The fundamental weakness of the commune or city state has always been its inability to protect itself from the aggressions of larger or more warlike neighbors, and its correlative inability to settle its own domestic differences without foreign interference.

On the other hand, when a state became sufficiently large and well organized to feel safe against alien aggression, it inevitably became the aggressor itself; and it inevitably carried the conquest of its neighbors just as far as it was able.

But domestic security, which is reached by constant foreign aggression, results inevitably in a huge unwieldy form of imperial political organization which is obliged by the logic of its situation to seek universal dominion.

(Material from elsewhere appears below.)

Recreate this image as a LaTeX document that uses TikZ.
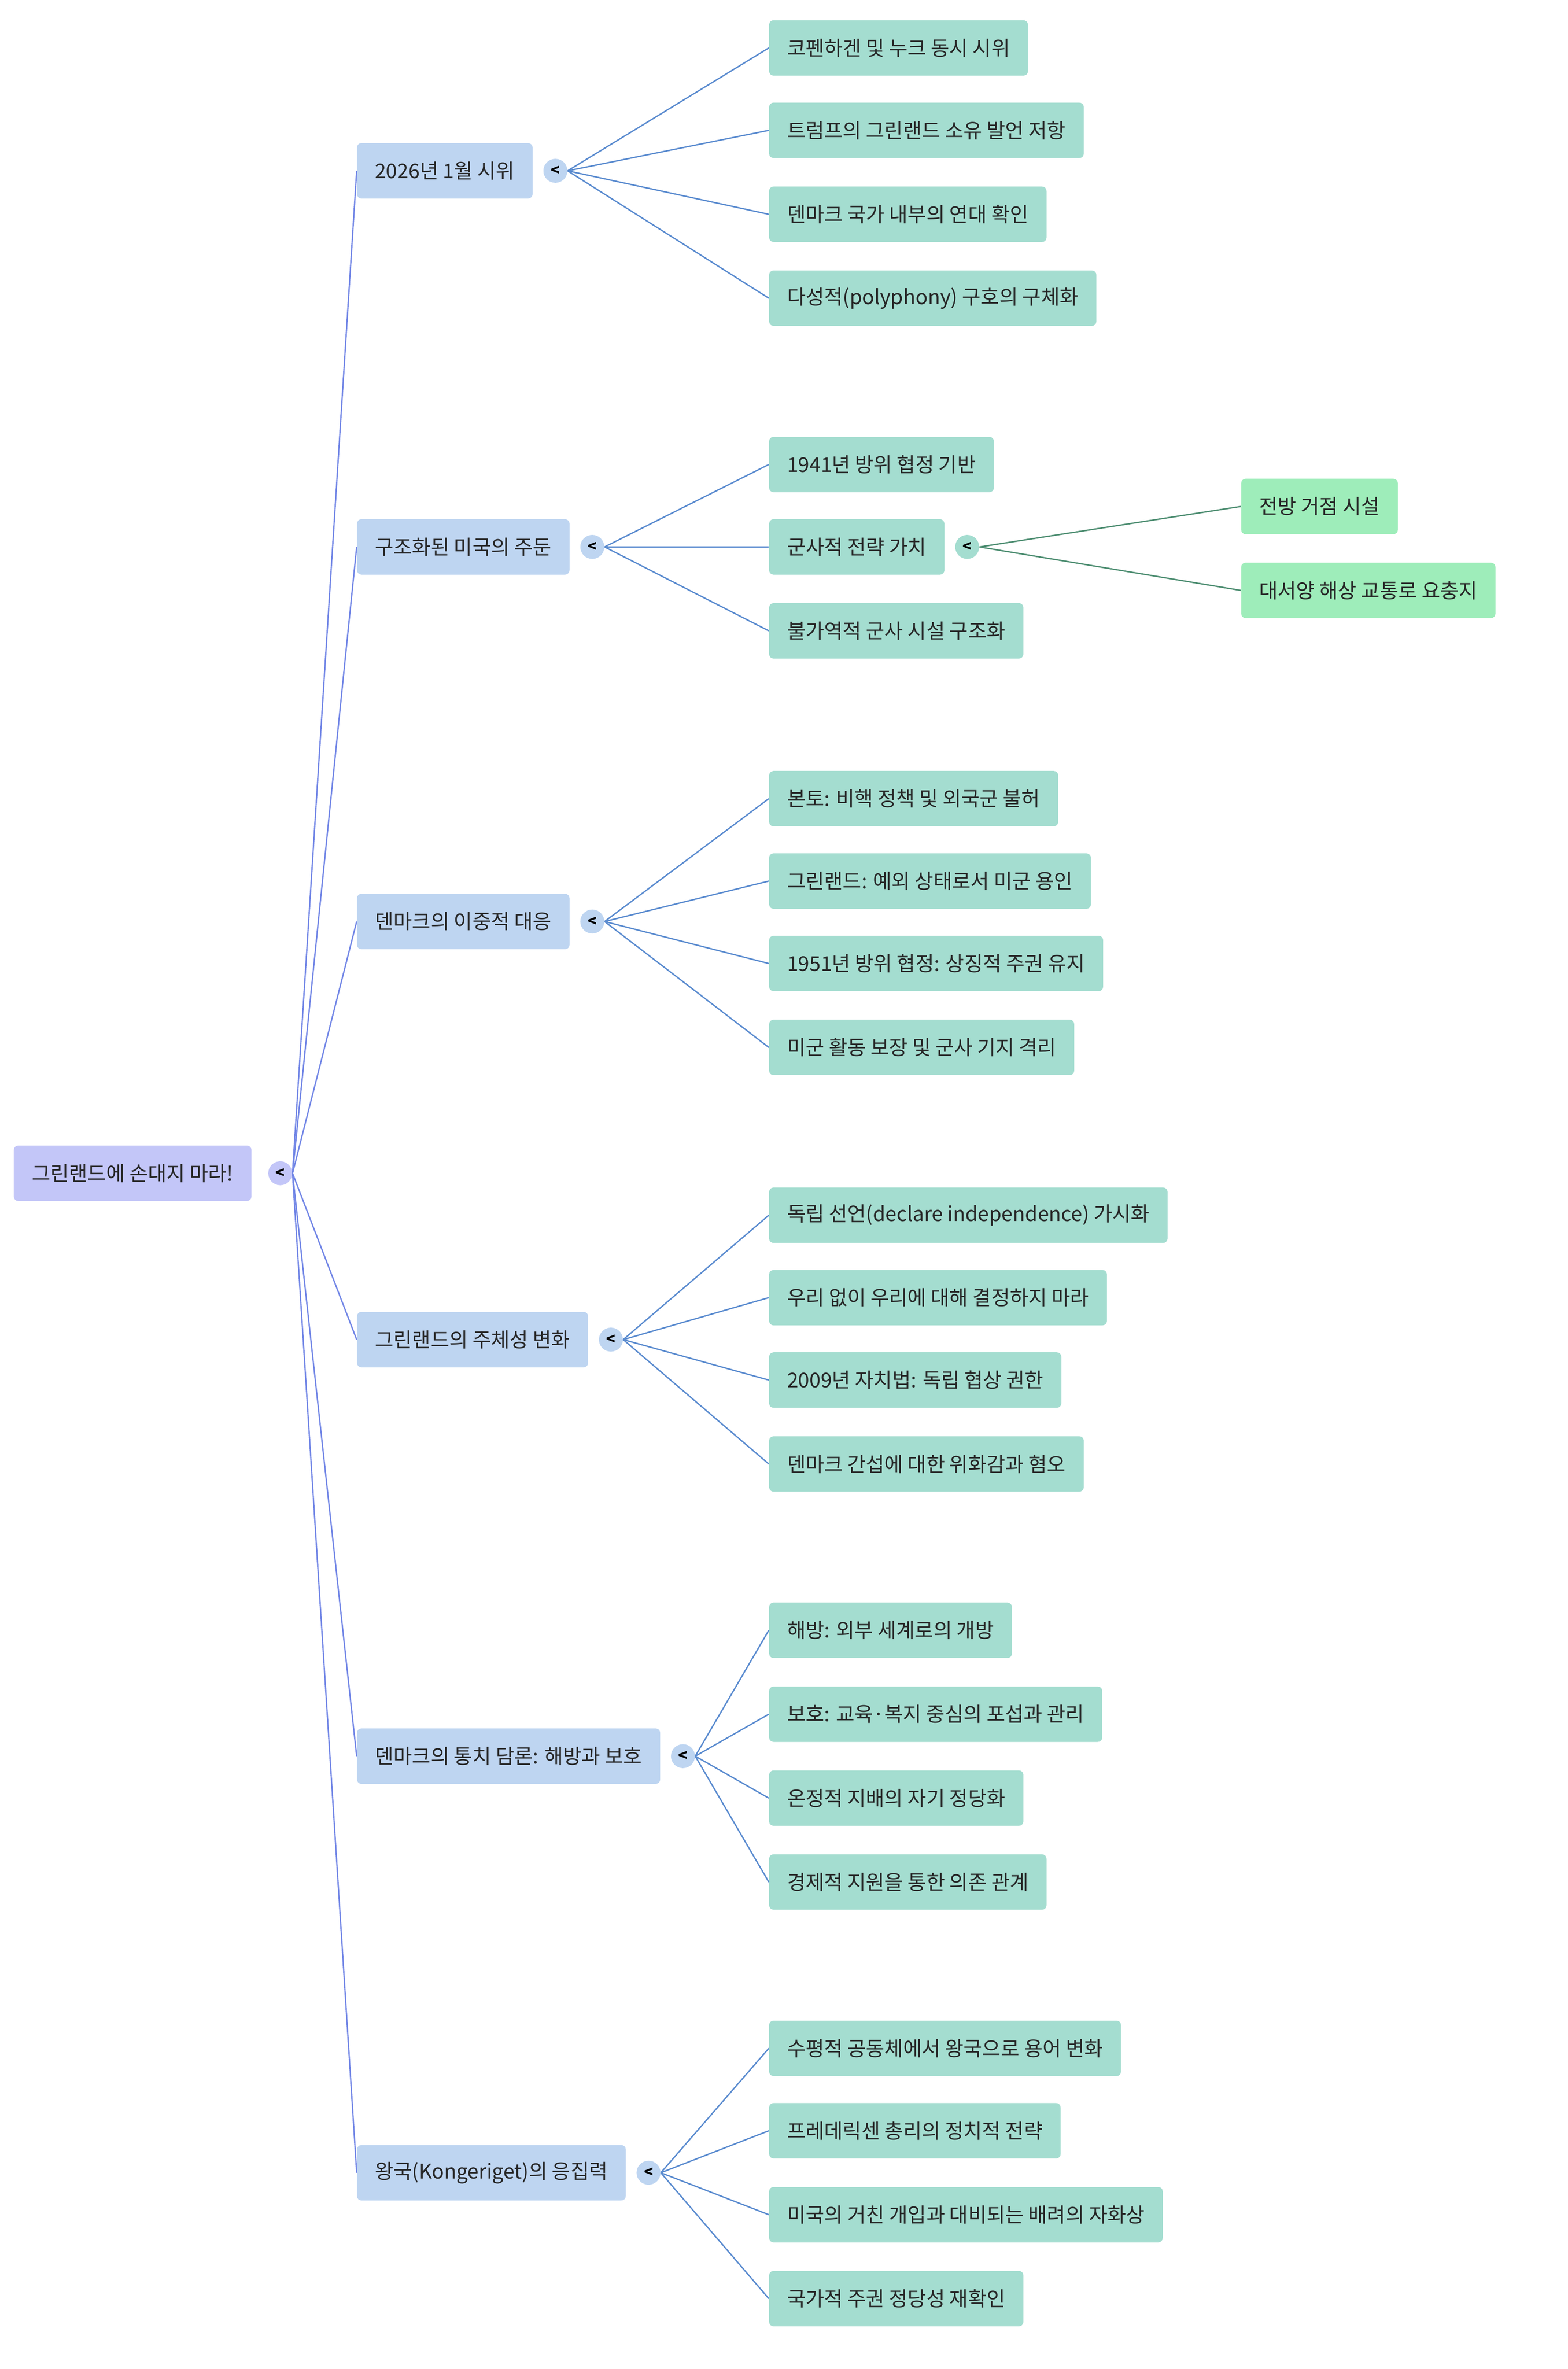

The Romans made the great attempt to establish a dominion of this kind; and while their Empire could not endure, because their military organization destroyed in the end the very foundation of internal order, they bequeathed to civilization a political ideal and a legal code of inestimable subsequent value.
As long as men were obliged to choose between a communal or an imperial type of political organization,--which was equivalent merely to a choice between anarchy and despotism,--the problem of combining internal order with external security seemed insoluble.

They needed a form of association strong enough to defend their frontiers, but not sufficiently strong to attack their neighbors with any chance of continued success; and such a state could not exist unless its unity and integrity had some moral basis, and unless the aggressions of exceptionally efficient states were checked by some effective inter-state organization.